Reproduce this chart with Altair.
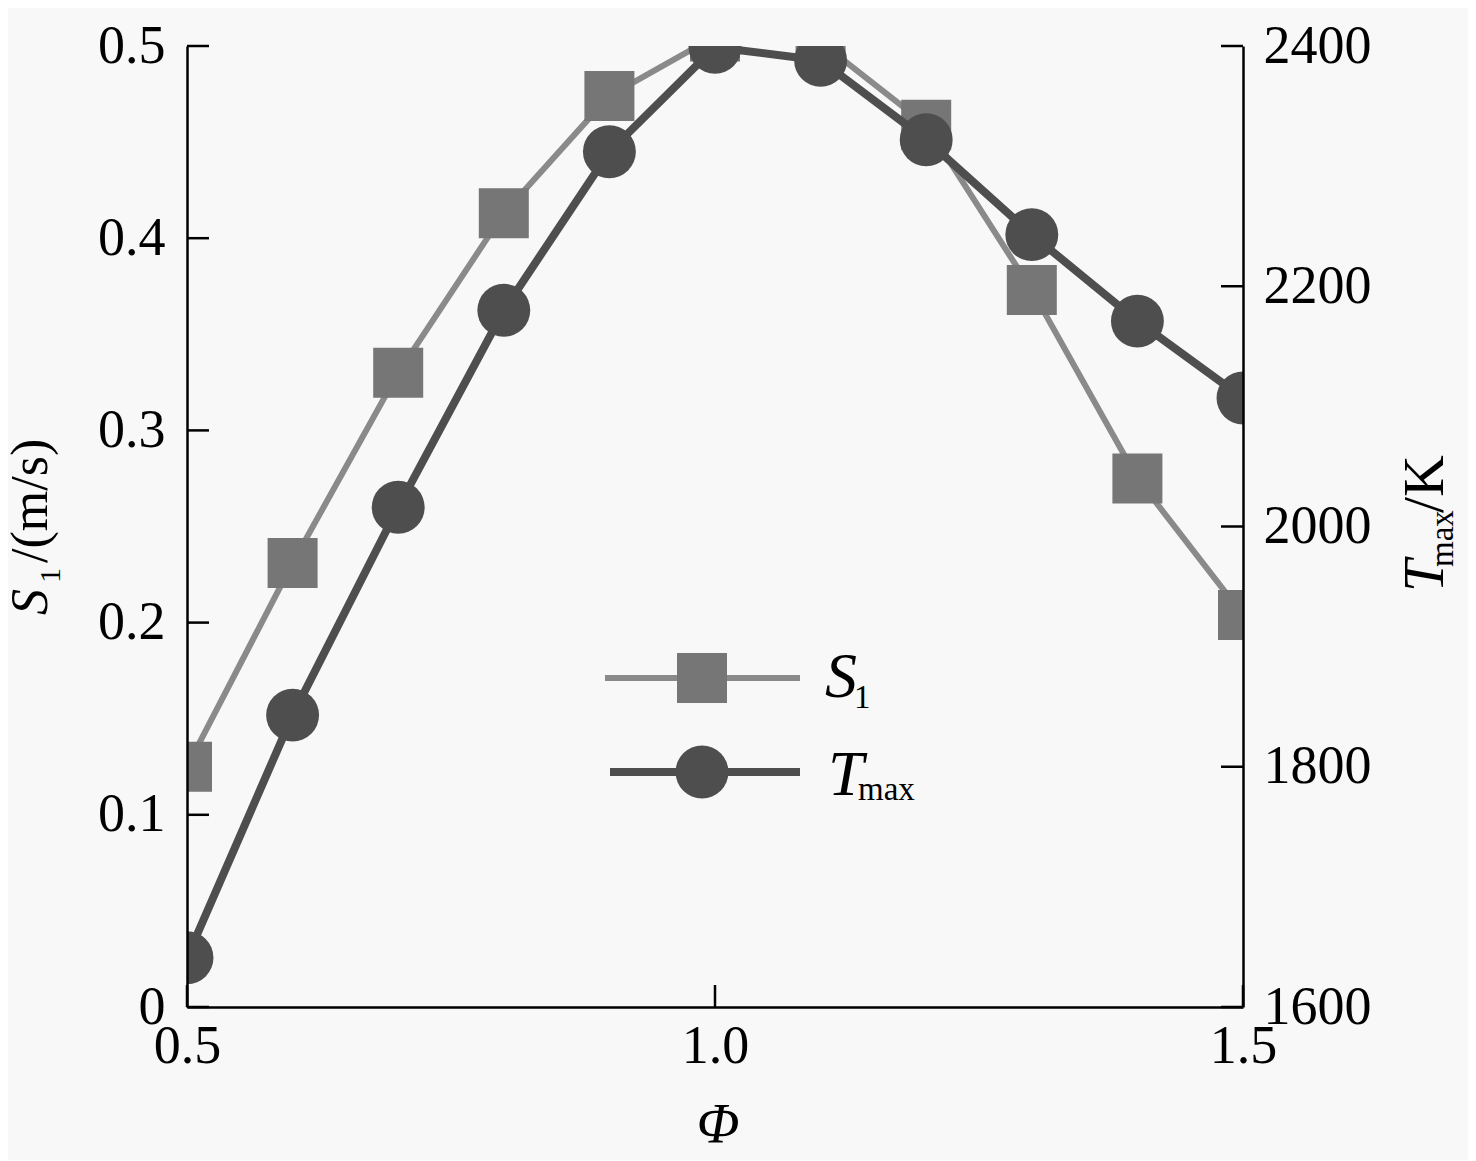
--
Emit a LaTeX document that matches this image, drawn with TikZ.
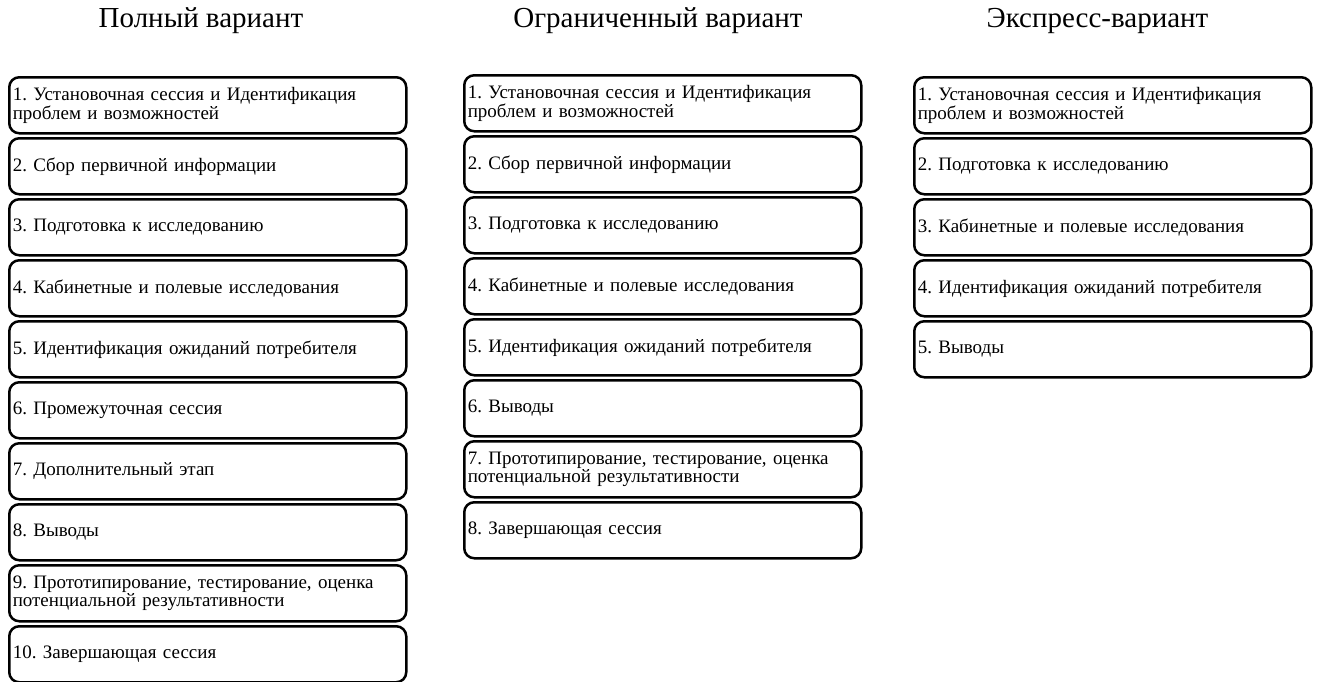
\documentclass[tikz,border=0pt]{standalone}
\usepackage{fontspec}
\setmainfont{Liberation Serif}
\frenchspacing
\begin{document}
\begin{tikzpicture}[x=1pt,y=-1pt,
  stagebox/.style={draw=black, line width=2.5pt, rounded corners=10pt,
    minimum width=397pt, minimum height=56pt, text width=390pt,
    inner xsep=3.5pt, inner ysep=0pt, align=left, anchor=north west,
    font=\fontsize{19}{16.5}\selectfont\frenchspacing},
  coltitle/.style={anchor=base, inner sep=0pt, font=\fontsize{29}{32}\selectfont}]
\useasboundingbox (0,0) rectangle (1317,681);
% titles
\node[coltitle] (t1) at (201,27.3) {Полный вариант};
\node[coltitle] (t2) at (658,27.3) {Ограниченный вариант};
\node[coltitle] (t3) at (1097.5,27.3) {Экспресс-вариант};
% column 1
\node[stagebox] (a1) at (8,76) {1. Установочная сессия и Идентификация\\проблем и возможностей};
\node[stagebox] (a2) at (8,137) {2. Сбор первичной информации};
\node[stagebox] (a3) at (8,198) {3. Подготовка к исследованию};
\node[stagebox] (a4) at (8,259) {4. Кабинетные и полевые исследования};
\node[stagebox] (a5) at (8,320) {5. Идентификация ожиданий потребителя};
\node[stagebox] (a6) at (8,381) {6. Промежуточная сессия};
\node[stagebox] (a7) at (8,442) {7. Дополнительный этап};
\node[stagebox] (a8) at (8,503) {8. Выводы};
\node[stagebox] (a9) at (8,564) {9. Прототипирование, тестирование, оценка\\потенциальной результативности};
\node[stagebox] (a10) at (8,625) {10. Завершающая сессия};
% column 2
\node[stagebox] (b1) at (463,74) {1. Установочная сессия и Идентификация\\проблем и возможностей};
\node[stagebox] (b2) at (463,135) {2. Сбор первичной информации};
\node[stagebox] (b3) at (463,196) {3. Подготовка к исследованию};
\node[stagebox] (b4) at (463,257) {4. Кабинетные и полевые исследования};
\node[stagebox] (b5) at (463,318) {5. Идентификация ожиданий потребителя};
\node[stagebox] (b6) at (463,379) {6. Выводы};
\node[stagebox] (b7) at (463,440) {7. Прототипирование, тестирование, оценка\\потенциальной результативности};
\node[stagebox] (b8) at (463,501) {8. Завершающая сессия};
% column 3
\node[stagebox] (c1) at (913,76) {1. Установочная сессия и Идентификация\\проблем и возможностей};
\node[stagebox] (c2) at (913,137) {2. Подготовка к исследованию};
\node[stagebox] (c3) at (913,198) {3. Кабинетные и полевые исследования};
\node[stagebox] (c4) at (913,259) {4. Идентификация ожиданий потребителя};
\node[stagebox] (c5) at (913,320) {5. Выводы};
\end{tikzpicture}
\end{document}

### [THE PROBLEM]
Copy the lines from the entries above in which the word "this" appears.

### [RESPONSE BELOW]
Reproduce this chart with Altair.
Emit a LaTeX document that matches this image, drawn with TikZ.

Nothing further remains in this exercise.